Supplied entries:
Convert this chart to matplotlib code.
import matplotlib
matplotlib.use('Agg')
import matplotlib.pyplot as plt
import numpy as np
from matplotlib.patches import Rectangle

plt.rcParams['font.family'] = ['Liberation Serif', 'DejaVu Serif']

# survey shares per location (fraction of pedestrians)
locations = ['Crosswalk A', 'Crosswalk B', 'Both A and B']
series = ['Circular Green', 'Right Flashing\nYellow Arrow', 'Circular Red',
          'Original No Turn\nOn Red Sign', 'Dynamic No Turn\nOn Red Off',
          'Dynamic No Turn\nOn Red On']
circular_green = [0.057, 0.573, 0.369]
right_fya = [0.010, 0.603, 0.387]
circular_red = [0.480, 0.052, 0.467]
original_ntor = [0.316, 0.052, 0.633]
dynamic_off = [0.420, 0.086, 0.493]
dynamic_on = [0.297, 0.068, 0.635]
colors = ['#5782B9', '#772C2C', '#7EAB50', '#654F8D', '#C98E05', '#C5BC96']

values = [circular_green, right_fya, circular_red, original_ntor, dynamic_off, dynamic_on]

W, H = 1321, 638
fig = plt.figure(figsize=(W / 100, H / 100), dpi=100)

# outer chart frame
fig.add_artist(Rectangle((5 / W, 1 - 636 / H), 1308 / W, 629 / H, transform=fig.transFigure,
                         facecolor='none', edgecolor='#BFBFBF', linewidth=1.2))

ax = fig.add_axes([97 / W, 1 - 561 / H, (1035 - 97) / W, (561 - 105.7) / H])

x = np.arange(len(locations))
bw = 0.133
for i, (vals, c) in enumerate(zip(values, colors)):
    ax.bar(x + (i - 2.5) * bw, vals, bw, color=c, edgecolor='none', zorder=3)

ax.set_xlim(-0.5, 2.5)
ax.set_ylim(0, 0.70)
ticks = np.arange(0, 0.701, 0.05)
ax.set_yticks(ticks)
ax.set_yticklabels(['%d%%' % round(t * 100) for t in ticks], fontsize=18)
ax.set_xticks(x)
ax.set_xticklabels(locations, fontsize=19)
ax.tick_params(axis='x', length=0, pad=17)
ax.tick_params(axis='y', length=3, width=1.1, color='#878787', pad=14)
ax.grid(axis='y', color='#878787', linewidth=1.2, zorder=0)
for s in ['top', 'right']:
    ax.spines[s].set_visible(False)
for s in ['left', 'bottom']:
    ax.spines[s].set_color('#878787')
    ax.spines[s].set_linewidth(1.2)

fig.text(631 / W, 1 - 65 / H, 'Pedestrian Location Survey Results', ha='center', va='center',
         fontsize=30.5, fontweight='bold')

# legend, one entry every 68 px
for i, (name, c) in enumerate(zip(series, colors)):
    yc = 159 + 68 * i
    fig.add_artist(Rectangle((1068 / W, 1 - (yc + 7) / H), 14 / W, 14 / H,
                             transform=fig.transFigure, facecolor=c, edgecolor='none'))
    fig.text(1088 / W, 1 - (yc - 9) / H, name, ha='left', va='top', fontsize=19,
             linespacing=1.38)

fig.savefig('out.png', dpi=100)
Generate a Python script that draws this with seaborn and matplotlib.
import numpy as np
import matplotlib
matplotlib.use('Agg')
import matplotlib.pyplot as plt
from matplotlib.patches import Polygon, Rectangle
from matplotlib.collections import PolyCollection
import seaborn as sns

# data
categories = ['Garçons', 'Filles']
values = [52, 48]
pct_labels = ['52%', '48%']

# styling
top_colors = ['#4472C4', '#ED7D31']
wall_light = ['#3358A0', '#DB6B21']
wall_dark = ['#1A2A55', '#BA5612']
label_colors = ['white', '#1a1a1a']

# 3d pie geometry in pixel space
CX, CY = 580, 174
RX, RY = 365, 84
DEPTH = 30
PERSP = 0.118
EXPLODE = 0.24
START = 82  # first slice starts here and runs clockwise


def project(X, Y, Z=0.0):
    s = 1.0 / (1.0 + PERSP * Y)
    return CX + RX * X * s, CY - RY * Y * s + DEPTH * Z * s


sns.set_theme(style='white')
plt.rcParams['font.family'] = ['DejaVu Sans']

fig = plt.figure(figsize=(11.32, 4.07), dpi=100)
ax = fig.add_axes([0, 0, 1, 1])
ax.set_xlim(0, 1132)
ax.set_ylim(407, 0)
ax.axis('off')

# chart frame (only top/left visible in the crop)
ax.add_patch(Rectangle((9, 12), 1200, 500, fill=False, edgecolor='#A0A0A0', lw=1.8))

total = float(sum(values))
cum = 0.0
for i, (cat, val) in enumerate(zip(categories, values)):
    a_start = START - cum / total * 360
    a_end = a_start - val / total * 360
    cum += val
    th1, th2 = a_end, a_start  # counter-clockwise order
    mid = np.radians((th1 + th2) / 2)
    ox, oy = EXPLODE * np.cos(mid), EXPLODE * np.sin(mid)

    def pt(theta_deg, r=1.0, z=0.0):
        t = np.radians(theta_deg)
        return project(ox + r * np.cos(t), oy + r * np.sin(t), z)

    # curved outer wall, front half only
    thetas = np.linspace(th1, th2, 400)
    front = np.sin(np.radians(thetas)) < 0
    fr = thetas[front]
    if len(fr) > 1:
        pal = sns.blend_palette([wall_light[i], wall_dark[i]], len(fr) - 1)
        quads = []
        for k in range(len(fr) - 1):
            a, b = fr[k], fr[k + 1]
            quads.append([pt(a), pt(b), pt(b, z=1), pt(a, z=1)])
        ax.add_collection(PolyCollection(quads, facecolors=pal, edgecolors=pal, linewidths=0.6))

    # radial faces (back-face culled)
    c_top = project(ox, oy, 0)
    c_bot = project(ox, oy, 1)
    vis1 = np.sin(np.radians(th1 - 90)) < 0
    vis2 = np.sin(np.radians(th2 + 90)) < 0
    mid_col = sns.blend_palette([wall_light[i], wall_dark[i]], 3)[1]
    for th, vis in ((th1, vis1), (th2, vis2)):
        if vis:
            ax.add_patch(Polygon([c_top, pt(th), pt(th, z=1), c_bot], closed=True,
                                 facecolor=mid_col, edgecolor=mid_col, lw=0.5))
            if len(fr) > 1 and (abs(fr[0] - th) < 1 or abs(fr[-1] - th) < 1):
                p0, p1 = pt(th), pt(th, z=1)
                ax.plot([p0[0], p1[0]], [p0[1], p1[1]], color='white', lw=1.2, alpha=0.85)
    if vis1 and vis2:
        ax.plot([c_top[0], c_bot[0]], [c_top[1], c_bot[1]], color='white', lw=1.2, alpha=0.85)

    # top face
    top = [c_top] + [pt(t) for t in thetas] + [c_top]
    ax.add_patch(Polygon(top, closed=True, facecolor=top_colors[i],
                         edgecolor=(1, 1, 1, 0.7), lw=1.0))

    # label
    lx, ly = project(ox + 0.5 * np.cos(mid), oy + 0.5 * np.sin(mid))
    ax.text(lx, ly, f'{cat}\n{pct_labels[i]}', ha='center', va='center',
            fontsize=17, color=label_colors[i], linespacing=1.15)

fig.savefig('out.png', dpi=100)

Request: From the opening line of the data above through the line that contains "plt.rcParams['font.family'] = ['Liberation", please print each line as it stands and only those lines.

Answer to the task:
Convert this chart to matplotlib code.
import matplotlib
matplotlib.use('Agg')
import matplotlib.pyplot as plt
import numpy as np
from matplotlib.patches import Rectangle

plt.rcParams['font.family'] = ['Liberation Serif', 'DejaVu Serif']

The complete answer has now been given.